2. For each identified domain, delegate with bounded task:

delegate_task( agent="[specialist-agent-name]", task="[specific-domain-question]", context="Incident: {incident_description}. Time window: {time_window}. Specifically: [domain-specific question]" )


3. Collect all specialist responses. Note: which domains found issues, which found normal.

4. Correlation analysis:
- Do any specialists report anomalies at the same timestamp?
- Does one finding explain another? (e.g., pod increase → DB connection spike)
- Are there independent issues that happen to coincide?
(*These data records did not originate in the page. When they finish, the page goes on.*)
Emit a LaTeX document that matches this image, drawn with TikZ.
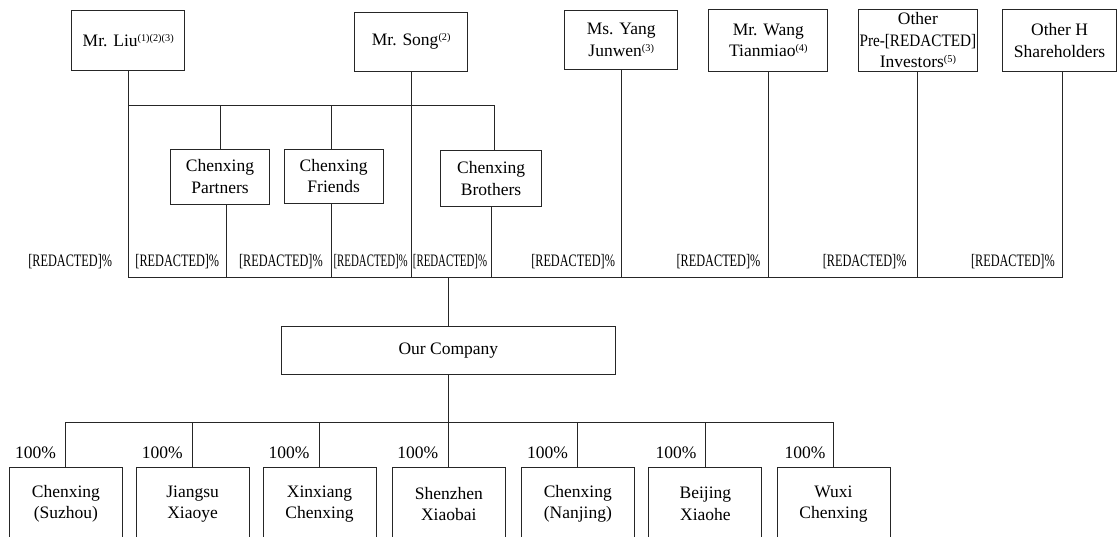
\documentclass[tikz,border=0pt]{standalone}
\usepackage{fontspec}
\setmainfont{Liberation Serif}
\usepackage{graphicx}
\newcommand\mysup[1]{\raisebox{0.65ex}{\fontsize{10.3}{12}\selectfont #1}}
\begin{document}
\begin{tikzpicture}[x=1pt,y=-1pt, line width=0.9pt,
  box/.style={draw=black!85, line width=0.9pt, inner sep=0pt, align=center, font=\fontsize{17.5}{21.5}\selectfont},
  pct/.style={inner sep=0pt, anchor=east, font=\fontsize{17.5}{20}\selectfont},
  conn/.style={draw=black!85, line width=0.9pt}]
\useasboundingbox (0,0) rectangle (1117,536);
\clip (0,0) rectangle (1117,536);
% top shareholders
\node[box, minimum width=112.8pt, minimum height=59.3pt] (liu) at (128.2,40.3) {Mr. Liu\mysup{(1)(2)(3)}};
\node[box, minimum width=112.9pt, minimum height=58.7pt] (song) at (411.2,41.7) {Mr. Song\mysup{(2)}};
\node[box, minimum width=112.9pt, minimum height=58.7pt] (yang) at (621.2,40) {Ms. Yang\\Junwen\mysup{(3)}};
\node[box, minimum width=118.9pt, minimum height=62.7pt] (wang) at (768.3,40.3) {Mr. Wang\\Tianmiao\mysup{(4)}};
\node[box, minimum width=119.2pt, minimum height=62.7pt] (pre) at (917.9,40.3) {Other\\\scalebox{0.87}[1]{Pre-[REDACTED]}\\Investors\mysup{(5)}};
\node[box, minimum width=114pt, minimum height=62.7pt] (oth) at (1059.6,40.3) {Other H\\Shareholders};
% platforms
\node[box, minimum width=99.2pt, minimum height=55pt] (partners) at (220,176.5) {Chenxing\\Partners};
\node[box, minimum width=99pt, minimum height=54.3pt] (friends) at (333.7,176.2) {Chenxing\\Friends};
\node[box, minimum width=101.4pt, minimum height=56pt] (brothers) at (491.1,178.7) {Chenxing\\Brothers};
% company
\node[box, minimum width=334.8pt, minimum height=47.3pt] (ourco) at (448.4,350.3) {Our Company};
% subsidiaries
\foreach \n/\x/\t in {s1/65.9/{Chenxing\\(Suzhou)}, s2/192.6/{Jiangsu\\Xiaoye}, s3/319.5/{Xinxiang\\Chenxing}, s4/448.8/{Shenzhen\\Xiaobai}, s5/577.8/{Chenxing\\(Nanjing)}, s6/705.4/{Beijing\\Xiaohe}, s7/833.5/{Wuxi\\Chenxing}}
  \node[box, minimum width=113pt, minimum height=73.4pt] (\n) at (\x,504) {\t};
% bar coordinates
\coordinate (topbar) at (0,105.7);
\coordinate (botbar) at (0,277.7);
\coordinate (subbar) at (0,422.3);
% connectors upper part
\draw[conn] (liu.south) |- ([xshift=3pt]oth.south |- botbar) -- ([xshift=3pt]oth.south);
\draw[conn] (liu.south |- topbar) -| ([xshift=3.2pt]brothers.north);
\draw[conn] (song.south) -- (song.south |- botbar);
\draw[conn] (partners.north) -- (partners.north |- topbar);
\draw[conn] ([xshift=-2.7pt]friends.north) -- ([xshift=-2.7pt]friends.north |- topbar);
\draw[conn] ([xshift=6.8pt]partners.south) -- ([xshift=6.8pt]partners.south |- botbar);
\draw[conn] ([xshift=-2.7pt]friends.south) -- ([xshift=-2.7pt]friends.south |- botbar);
\draw[conn] (brothers.south) -- (brothers.south |- botbar);
\draw[conn] (yang.south) -- (yang.south |- botbar);
\draw[conn] (wang.south) -- (wang.south |- botbar);
\draw[conn] (pre.south) -- (pre.south |- botbar);
% to company
\draw[conn] (ourco.north |- botbar) -- (ourco.north);
\draw[conn] (ourco.south) -- (ourco.south |- subbar);
\draw[conn] (s1.north) |- (s7.north |- subbar) -- (s7.north);
\foreach \n in {s2,s3,s4,s5,s6}
  \draw[conn] (\n.north) -- (\n.north |- subbar);
% percentage labels
\foreach \n/\x/\s in {r1/112.5/0.7, r2/219.6/0.7, r3/323.2/0.7, r4/408.2/0.62, r5/487.5/0.62, r6/615.4/0.7, r7/760.8/0.7, r8/906.9/0.7, r9/1055.2/0.7}
  \node[pct] (\n) at (\x,261.7) {\scalebox{\s}[1]{[REDACTED]\%}};
\foreach \n/\x in {c1/56.4, c2/183.2, c3/310, c4/438.6, c5/568.5, c6/696.8, c7/826}
  \node[pct] (\n) at (\x,452.3) {100\%};
\end{tikzpicture}
\end{document}
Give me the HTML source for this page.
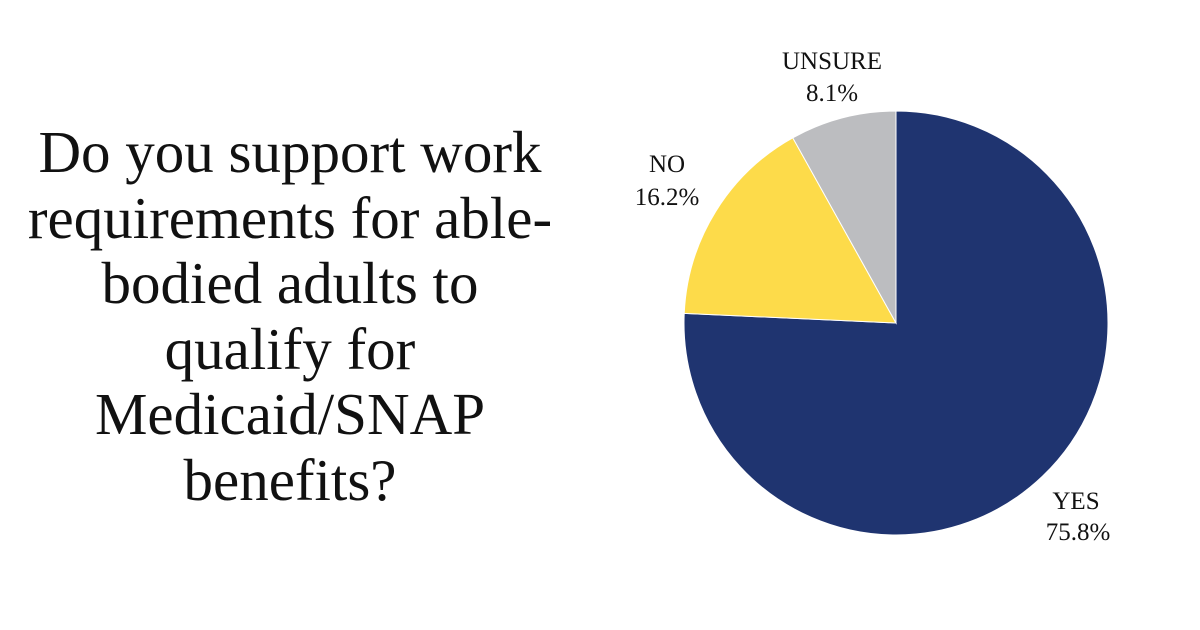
<!DOCTYPE html>
<html><head><meta charset="utf-8"><style>
body{margin:0;width:1200px;height:630px;background:#fff;overflow:hidden;font-family:"Liberation Serif",serif;}
#title{position:absolute;left:-10px;top:120px;width:600px;text-align:center;font-size:59px;line-height:65.5px;color:#111;}
svg{position:absolute;left:0;top:0}
</style></head><body>
<div id="title">Do you support work<br>requirements for able-<br>bodied adults to<br>qualify for<br>Medicaid/SNAP<br>benefits?</div>
<svg id="chart" width="1200" height="630"></svg>
<script>
const categories=["YES","NO","UNSURE"];
const values=[75.8,16.2,8.1];
const colors=["#1f3470","#fddb4a","#bcbdc0"];
const labelPos=[[1076,509,1078,540],[667,172,667,205],[832,69,832,101]];
const svg=document.getElementById('chart');
const NS="http://www.w3.org/2000/svg";
const cx=896,cy=323,r=212;
const total=values.reduce((a,b)=>a+b,0);
let a0=0;
values.forEach((v,i)=>{
  const a1=a0+v/total*2*Math.PI;
  const x0=cx+r*Math.sin(a0),y0=cy-r*Math.cos(a0);
  const x1=cx+r*Math.sin(a1),y1=cy-r*Math.cos(a1);
  const p=document.createElementNS(NS,'path');
  p.setAttribute('d',`M${cx},${cy}L${x0},${y0}A${r},${r} 0 ${a1-a0>Math.PI?1:0} 1 ${x1},${y1}Z`);
  p.setAttribute('fill',colors[i]);
  p.setAttribute('stroke','#fff');
  p.setAttribute('stroke-width','1');
  
  
  svg.appendChild(p);
  const lp=labelPos[i];
  [[categories[i],lp[0],lp[1]],[v.toFixed(1)+'%',lp[2],lp[3]]].forEach((t,j)=>{
    const tx=document.createElementNS(NS,'text');
    tx.setAttribute('x',t[1]);tx.setAttribute('y',t[2]);
    tx.setAttribute('text-anchor','middle');
    tx.setAttribute('font-size','25');
    tx.setAttribute('fill','#111');
    tx.setAttribute('font-family','"Liberation Serif",serif');
    tx.textContent=t[0];
    
    
    svg.appendChild(tx);
  });
  a0=a1;
});
</script>
</body></html>
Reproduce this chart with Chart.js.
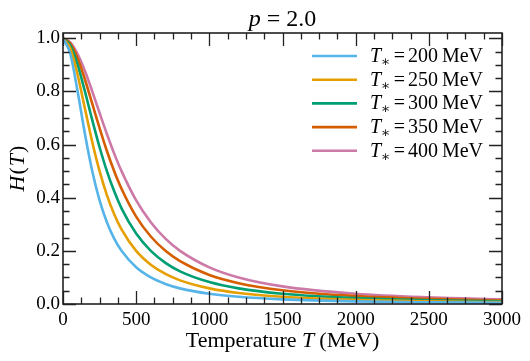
<!DOCTYPE html>
<html>
<head>
<meta charset="utf-8">
<script src="https://cdn.jsdelivr.net/npm/chart.js@4"></script>
<style>
  html, body { margin: 0; padding: 0; background: #fff; }
  #wrap { width: 530px; height: 361px; }
</style>
</head>
<body>
<div id="wrap"><canvas id="hgraph" width="530" height="361"></canvas></div>
<script>
const temps = [0, 50, 100, 150, 200, 250, 300, 350, 400, 500, 600, 700, 800, 1000, 1200, 1500, 2000, 2500, 3000];

// H(T) for each T_*
const h200 = [1.0, 0.941, 0.800, 0.640, 0.500, 0.390, 0.308, 0.246, 0.200, 0.138, 0.100, 0.0755, 0.0588, 0.0385, 0.0270, 0.0175, 0.0099, 0.0064, 0.0044];
const h250 = [1.0, 0.962, 0.862, 0.735, 0.610, 0.500, 0.410, 0.338, 0.281, 0.200, 0.148, 0.113, 0.089, 0.0588, 0.0416, 0.0270, 0.0154, 0.0099, 0.0069];
const h300 = [1.0, 0.973, 0.900, 0.800, 0.692, 0.590, 0.500, 0.424, 0.360, 0.265, 0.200, 0.155, 0.123, 0.0826, 0.0588, 0.0385, 0.0220, 0.0142, 0.0099];
const h350 = [1.0, 0.980, 0.925, 0.845, 0.754, 0.662, 0.576, 0.500, 0.434, 0.329, 0.254, 0.200, 0.161, 0.109, 0.0784, 0.0516, 0.0297, 0.0192, 0.0134];
const h400 = [1.0, 0.985, 0.941, 0.877, 0.800, 0.719, 0.640, 0.566, 0.500, 0.390, 0.308, 0.246, 0.200, 0.138, 0.100, 0.0664, 0.0385, 0.0250, 0.0175];

const tstars = ['200', '250', '300', '350', '400'];
const colors = ['#56B4E9', '#E69F00', '#009E73', '#D55E00', '#CC79A7'];

const xTicks = [0, 500, 1000, 1500, 2000, 2500, 3000];
const yTicks = [0.0, 0.2, 0.4, 0.6, 0.8, 1.0];

const SERIF = '"Liberation Serif", "DejaVu Serif", serif';

function pts(ys) {
    return temps.map((t, i) => ({ x: t, y: ys[i] }));
}

// draw a run of text pieces (some italic, some shifted down)
function drawRich(ctx, parts, x, y, align) {
    let total = 0;
    parts.forEach(p => { ctx.font = p.font; total += ctx.measureText(p.t).width + (p.gap || 0); });
    let cx = align === 'center' ? x - total / 2 : x;
    ctx.textBaseline = 'alphabetic';
    ctx.textAlign = 'left';
    parts.forEach(p => {
        ctx.font = p.font;
        ctx.fillText(p.t, cx, y + (p.dy || 0));
        cx += ctx.measureText(p.t).width + (p.gap || 0);
    });
}

const decorPlugin = {
    id: 'decor',
    afterDatasetsDraw(chart) {
        const ctx = chart.ctx;
        const a = chart.chartArea;
        const xs = chart.scales.x, ys = chart.scales.y;
        ctx.save();
        ctx.strokeStyle = '#222';
        ctx.fillStyle = '#000';

        // ticks, inward on all four sides
        ctx.lineWidth = 1.3;
        ctx.beginPath();
        for (let v = 0; v <= 3000; v += 125) {
            const px = Math.round(xs.getPixelForValue(v)) + 0.5;
            const len = v % 500 === 0 ? 13 : 6.5;
            ctx.moveTo(px, a.bottom); ctx.lineTo(px, a.bottom - len);
            ctx.moveTo(px, a.top); ctx.lineTo(px, a.top + len);
        }
        for (let k = 0; k <= 20; k++) {
            const v = k * 0.05;
            const py = Math.round(ys.getPixelForValue(v)) + 0.5;
            const len = k % 4 === 0 ? 13 : 6.5;
            ctx.moveTo(a.left, py); ctx.lineTo(a.left + len, py);
            ctx.moveTo(a.right, py); ctx.lineTo(a.right - len, py);
        }
        ctx.stroke();

        // frame
        ctx.lineWidth = 1.6;
        ctx.strokeRect(a.left, a.top, a.right - a.left, a.bottom - a.top);

        const mid = (a.left + a.right) / 2;

        // title
        drawRich(ctx, [
            { t: 'p', font: 'italic 24px ' + SERIF, gap: 6 },
            { t: '=', font: '24px ' + SERIF, gap: 6 },
            { t: '2.0', font: '24px ' + SERIF }
        ], mid, 26, 'center');

        // x label
        drawRich(ctx, [
            { t: 'Temperature ', font: '22px ' + SERIF },
            { t: 'T', font: 'italic 22px ' + SERIF, gap: 5 },
            { t: '(MeV)', font: '22px ' + SERIF }
        ], mid, 347, 'center');

        // y label
        ctx.save();
        ctx.translate(24, (a.top + a.bottom) / 2);
        ctx.rotate(-Math.PI / 2);
        drawRich(ctx, [
            { t: 'H', font: 'italic 22px ' + SERIF, gap: 1 },
            { t: '(', font: '22px ' + SERIF, gap: 1 },
            { t: 'T', font: 'italic 22px ' + SERIF, gap: 1 },
            { t: ')', font: '22px ' + SERIF }
        ], 0, 0, 'center');
        ctx.restore();

        // legend
        chart.data.datasets.forEach((ds, i) => {
            const ly = 56 + i * 23.7;
            ctx.strokeStyle = ds.borderColor;
            ctx.lineWidth = 2.6;
            ctx.beginPath();
            ctx.moveTo(312, ly); ctx.lineTo(357, ly);
            ctx.stroke();
            ctx.fillStyle = '#000';
            drawRich(ctx, [
                { t: 'T', font: 'italic 20px ' + SERIF, gap: 0 },
                { t: '\u2217', font: '14px ' + SERIF, dy: 4, gap: 3 },
                { t: '=', font: '20px ' + SERIF, gap: 3 },
                { t: tstars[i], font: '20px ' + SERIF, gap: 4 },
                { t: 'MeV', font: '20px ' + SERIF }
            ], 370, ly + 6, 'left');
        });
        ctx.restore();
    }
};

const seriesList = [h200, h250, h300, h350, h400];

const datasets = seriesList.map((s, i) => ({
    label: 'T* = ' + tstars[i] + ' MeV',
    data: pts(s),
    borderColor: colors[i],
    backgroundColor: colors[i],
    borderWidth: 2.6,
    pointRadius: 0,
    fill: false,
    cubicInterpolationMode: 'monotone'
}));

const ctx = document.getElementById('hgraph').getContext('2d');
new Chart(ctx, {
    type: 'line',
    data: { datasets: datasets },
    options: {
        responsive: false,
        animation: false,
        layout: { padding: { top: 33, right: 28, left: 0, bottom: 0 } },
        plugins: {
            legend: { display: false },
            tooltip: { enabled: false },
            title: { display: false }
        },
        scales: {
            x: {
                type: 'linear',
                min: 0,
                max: 3000,
                grid: { display: false, drawTicks: false },
                border: { display: false },
                afterBuildTicks(scale) { scale.ticks = xTicks.map(v => ({ value: v })); },
                afterFit(scale) { scale.height = 57; },
                ticks: {
                    padding: 5,
                    color: '#000',
                    maxRotation: 0,
                    font: { family: SERIF, size: 19 },
                    callback: v => String(v)
                }
            },
            y: {
                min: 0,
                max: 1.02,
                grid: { display: false, drawTicks: false },
                border: { display: false },
                afterBuildTicks(scale) { scale.ticks = yTicks.map(v => ({ value: v })); },
                afterFit(scale) { scale.width = 63; },
                ticks: {
                    padding: 3,
                    color: '#000',
                    font: { family: SERIF, size: 19 },
                    callback: v => Number(v).toFixed(1)
                }
            }
        }
    },
    plugins: [decorPlugin]
});
</script>
</body>
</html>
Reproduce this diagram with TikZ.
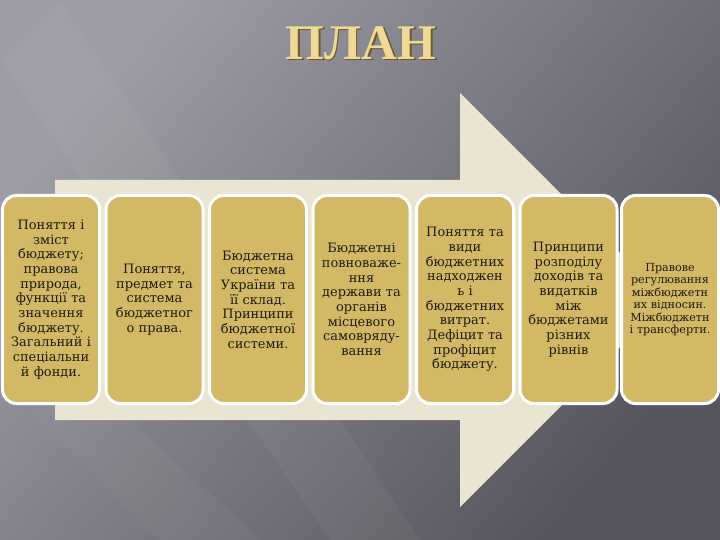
\documentclass[tikz,border=0pt]{standalone}
\usepackage{fontspec}
\setmainfont{DejaVu Serif}
\newfontfamily\titlefont{Liberation Serif}
\definecolor{bgdark}{HTML}{56545C}
\definecolor{bglight}{HTML}{9E9DA5}
\definecolor{arrowcream}{HTML}{EAE4D3}
\definecolor{boxgold}{HTML}{D3B966}
\definecolor{titlegold}{HTML}{EFD994}
\definecolor{titledark}{HTML}{6B5A2E}
\definecolor{inkbrown}{HTML}{1E1A10}
\tikzset{
  planbox/.style={draw=white, line width=3bp, fill=boxgold, rounded corners=14bp,
    minimum width=97bp, minimum height=208bp, text width=94bp, align=center,
    inner sep=0pt, text=inkbrown, font=\fontsize{13}{14.7}\selectfont},
  smallbox/.style={planbox, font=\fontsize{11.2}{12.6}\selectfont},
  titletext/.style={font=\titlefont\bfseries\fontsize{50}{50}\selectfont}
}
\begin{document}
\begin{tikzpicture}[x=1bp, y=-1bp]
			\useasboundingbox (0,0) rectangle (720,540);
			\shade[left color=bglight, right color=bgdark, shading angle=50] (0,0) rectangle (720,540);
			\fill[white, opacity=0.04] (0,60) -- (60,0) -- (420,540) -- (330,540) -- cycle;
			\fill[white, opacity=0.03] (0,300) -- (0,380) -- (160,540) -- (260,540) -- cycle;
			
			\node[titletext, text=titledark] (titleshade) at (362.5,44.5) {ПЛАН};
			\node[titletext, text=titlegold] (title) at (361,43) {ПЛАН};
			
			\fill[arrowcream] (55,180) -- (460,180) -- (460,93) -- (667,300) -- (460,507) -- (460,420) -- (55,420) -- cycle;
			
			\node[planbox] (b1) at (51,299.5) {Поняття і\\ зміст\\ бюджету;\\ правова\\ природа,\\ функції та\\ значення\\ бюджету.\\ Загальний і\\ спеціальни\\ й фонди.};
			\node[planbox] (b2) at (154.5,299.5) {Поняття,\\ предмет та\\ система\\ бюджетног\\ о права.};
			\node[planbox] (b3) at (258,299.5) {Бюджетна\\ система\\ України та\\ її склад.\\ Принципи\\ бюджетної\\ системи.};
			\node[planbox] (b4) at (361.5,299.5) {Бюджетні\\ повноваже-\\ ння\\ держави та\\ органів\\ місцевого\\ самовряду-\\ вання};
			\node[planbox] (b5) at (465,299.5) {Поняття та\\ види\\ бюджетних\\ надходжен\\ ь і\\ бюджетних\\ витрат.\\ Дефіцит та\\ профіцит\\ бюджету.};
			\node[planbox] (b6) at (568.5,299.5) {Принципи\\ розподілу\\ доходів та\\ видатків\\ між\\ бюджетами\\ різних\\ рівнів};
			\node[smallbox] (b7) at (670,299.5) {Правове\\ регулювання\\ міжбюджетн\\ их відносин.\\ Міжбюджетн\\ і трансферти.};
		
		\end{tikzpicture}
\end{document}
5. Generate cross-domain report per format in SOUL.md.

## Decision Trees

### Domain Routing

| Incident Keywords | Delegate To |
|------------------|-------------|
| RDS, database, query, latency, connection | rds-health-agent |
| pod, crashloop, deploy, kubernetes, OOMKilled | k8s-health-agent |
| cost, spend, bill, EC2 usage, unused | finops-agent |
| API latency, service slow, timeout | All three (API latency crosses all domains) |

### Escalation Aggregation

| Specialist Escalations | Coordinator Action |
|-----------------------|-------------------|
| Any P1 escalation | Escalate full fleet report at P1 immediately |
| Any P2 escalation | Escalate full fleet report at P2 |
| All specialists: no action | Document as normal — no escalation |
| Mixed P3 findings | Escalate at P3 with correlation analysis |

5. Delegation Message Examples

Good Delegation (Bounded and Context-Rich)

To: rds-health-agent
Task: Analyze RDS db-prod-01 connection pool and query latency for 2026-04-01 02:00-06:00 UTC.
Context: Incident report: API service response times increased 300% starting 02:15 UTC. EC2 CPU is normal (35% average). Specifically: is RDS connection pool saturation contributing to the API latency increase?
Expected output: Structured diagnosis with Evidence, Root Cause Hypothesis, and Escalation Decision.

Poor Delegation (Too Broad)

To: rds-health-agent
Task: Check if the database is okay.

The second form makes the specialist do the scoping work the coordinator should have done. The specialist has no time window, no incident context, and no specific question to answer.


6. Solo Learner Fleet Setup

If completing the fleet lab solo, configure all three agents sequentially and run a simulated incident:

# Directory structure for solo fleet
solo-fleet/
├── coordinator/
│ ├── soul.md
│ ├── config.yaml
│ └── skills/coordination.md
├── rds-health-agent/ # From Module 10 Track A
├── k8s-health-agent/ # From Module 10 Track C
└── finops-agent/ # From Module 10 Track B

# Run the coordinator with the cross-domain incident
hermes --profile ./coordinator --task "Investigate: API latency spike started at 02:15. All three infrastructure domains potentially involved."

The coordinator will delegate to each specialist, collect their analyses of the simulated data, and produce a cross-domain synthesis. You are playing the role of all three specialists' "infrastructure" — the mock data files provide the evidence each specialist reads.